Vejam os leitores que
até agora não critiquei ninguém, prática corriqueira da mídia pátria para
deslocar a realidade para o campo ficcional, preferindo culpar ou elogiar
pessoas e autoridades isoladas em vez de se aprofundar na contextura social
criminosa, que é grave, muito grave, tão grave que o Jornal EXTRA já intitulou
em matérias sucessivas que se trata de “guerra”. Ora, não adianta culpar
pessoas representantes do poder estatal, elas estão morrendo também como patos na
lagoa. Estão morrendo “generais” como se fossem “soldados”, assim provando que
os autênticos mandatários estão com um poderio bélico e numérico que situa a
informalidade do crime acima da formalidade das leis. E as leis, como diriam os
filósofos e historiadores, só se sustentam e se impõem por meio de “boas
armas”. Mas estas, as boas armas, estão em maiores quantidade e qualidade nas
mãos dos narcotraficantes, estes que, embora aparentando desorganização são
organizados em hierarquia militar, e embora aparentando fraqueza em razão de
suas roupas rotas e esfarrapadas são especialistas em armas e na arte da guerra.
Curiosamente treinados por militares no regime de recrutamento obrigatório à
prestação do serviço militar nas três armas: Exército, Marinha e Aeronáutica...

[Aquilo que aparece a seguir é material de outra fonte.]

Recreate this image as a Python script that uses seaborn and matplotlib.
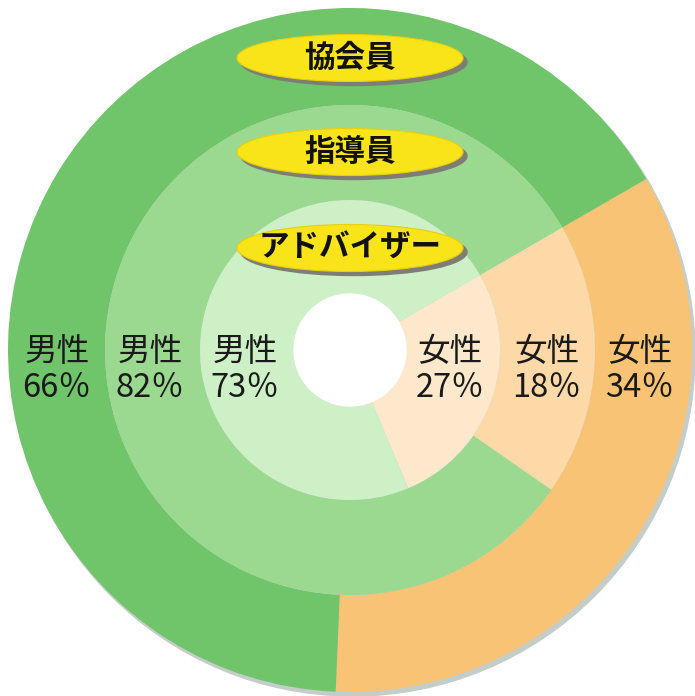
import matplotlib
matplotlib.use("Agg")
import matplotlib.pyplot as plt
from matplotlib.patches import Ellipse, Circle
import seaborn as sns

sns.set_theme(style="white")
plt.rcParams['font.family'] = ['Noto Sans CJK JP', 'DejaVu Sans']

# ---- data ----
rings = ["協会員", "指導員", "アドバイザー"]          # outer -> inner
genders = ["女性", "男性"]
female_pct = [34, 18, 27]
male_pct = [66, 82, 73]

# ---- style ----
green = ["#70c46a", "#9bd991", "#cdf0c6"]
orange = ["#f9c375", "#fcd9a6", "#fde8cc"]
radii = [342, 245, 150]
widths = [97, 95, 94]

fig = plt.figure(figsize=(6.95, 6.96), dpi=100)
ax = fig.add_axes([0, 0, 1, 1])

# shadow of outer disc
ax.add_patch(Circle((3, -4), 342, color="#c5cdc9", zorder=0))

for i in range(3):
    ax.pie([female_pct[i], male_pct[i]], radius=radii[i],
           colors=[orange[i], green[i]], startangle=30, counterclock=False,
           wedgeprops=dict(width=widths[i], linewidth=0, edgecolor="none"))

# white centre hole
ax.add_patch(Circle((0, 0), 56, color="white", zorder=4))

# ring title badges (pixel y from top -> data y)
title_y = [58, 152, 248]
for name, py in zip(rings, title_y):
    y = 350 - py
    ax.add_patch(Ellipse((4, y - 4), 226, 47, color="#7d7d76", zorder=5))
    ax.add_patch(Ellipse((0, y), 226, 47, facecolor="#f8e418",
                         edgecolor="#e6cf10", linewidth=0.8, zorder=6))
    ax.text(0, y, name, ha="center", va="center", fontsize=22,
            fontweight="bold", color="#111111", zorder=7)

# gender labels
male_x = [57, 150, 245]
female_x = [640, 547, 450]
for i in range(3):
    for gx, g, v in [(male_x[i], genders[1], male_pct[i]),
                     (female_x[i], genders[0], female_pct[i])]:
        x = gx - 350
        ax.text(x, 350 - 352, g, ha="center", va="center", fontsize=23.5,
                color="#1a1a1a", zorder=7)
        ax.text(x, 350 - 388, f"{v}％", ha="center", va="center",
                fontsize=23.5, color="#1a1a1a", zorder=7)

ax.set_xlim(-350, 345)
ax.set_ylim(-346, 350)
ax.set_aspect("equal")
ax.axis("off")
fig.savefig("out.png", dpi=100, facecolor="white")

Ainda acrescido do fato de que os treinados depois treinam os que não vestem
farda, pois armas e munição não lhes faltam. São tão abundantes que gastam em
visíveis e barulhentas demonstrações noturnas de tiro, isto em todas as favelas
do Grande Rio e já em algumas situadas em municípios do interior do RJ. E a
polícia, de um modo geral, inferiorizada bélica e numericamente, - ainda sendo
pressionada para atacar e sendo aprisionada quando atende à ordem de ataque e
comete erros, - a polícia não sabe mais para onde correr. Daí a cena da
patrulha a fingir não ver os traficantes armados, porém sabendo que se se
incomodar com eles a guarnição morre na hora. Que fazer?...
Querem saber, prezados
leitores?... Não sei! Só sei que a situação é contextual, é internacional, é
nacional, é regional, é local. E não será com corporações policiais (civis e
militares) inferiorizadas que a questão será vencida. Menos ainda por políticos
sustentados pelo crime organizado, independentemente de serem
“socialistas/comunistas” ou “capitalistas”, todos se igualam nesta sociedade
escravocrata em se tratando de poder gerador de fortunas a serem sugadas do
povo em caradura. Até estão sendo combatidos, mas tão clamorosamente que a
sociedade (formal e informal), satisfeita por ver alguns medalhões presos,
continuam a criticar a polícia “opressora de marginalizados”. Enquanto isso, o
crime organizado, de todos os moldes (subsistemas) e não somente do tráfico,
apresenta-se feraz e indiferente ao oba-oba da Lava a Jato, por exemplo, que
até agora não passa de árvore a ocultar a floresta em “generalização brilhante”
(técnica de propaganda e contrapropaganda), aliás, como insinua o ditado alemão
e para não abandonar a retórica: “A árvore oculta a floresta”.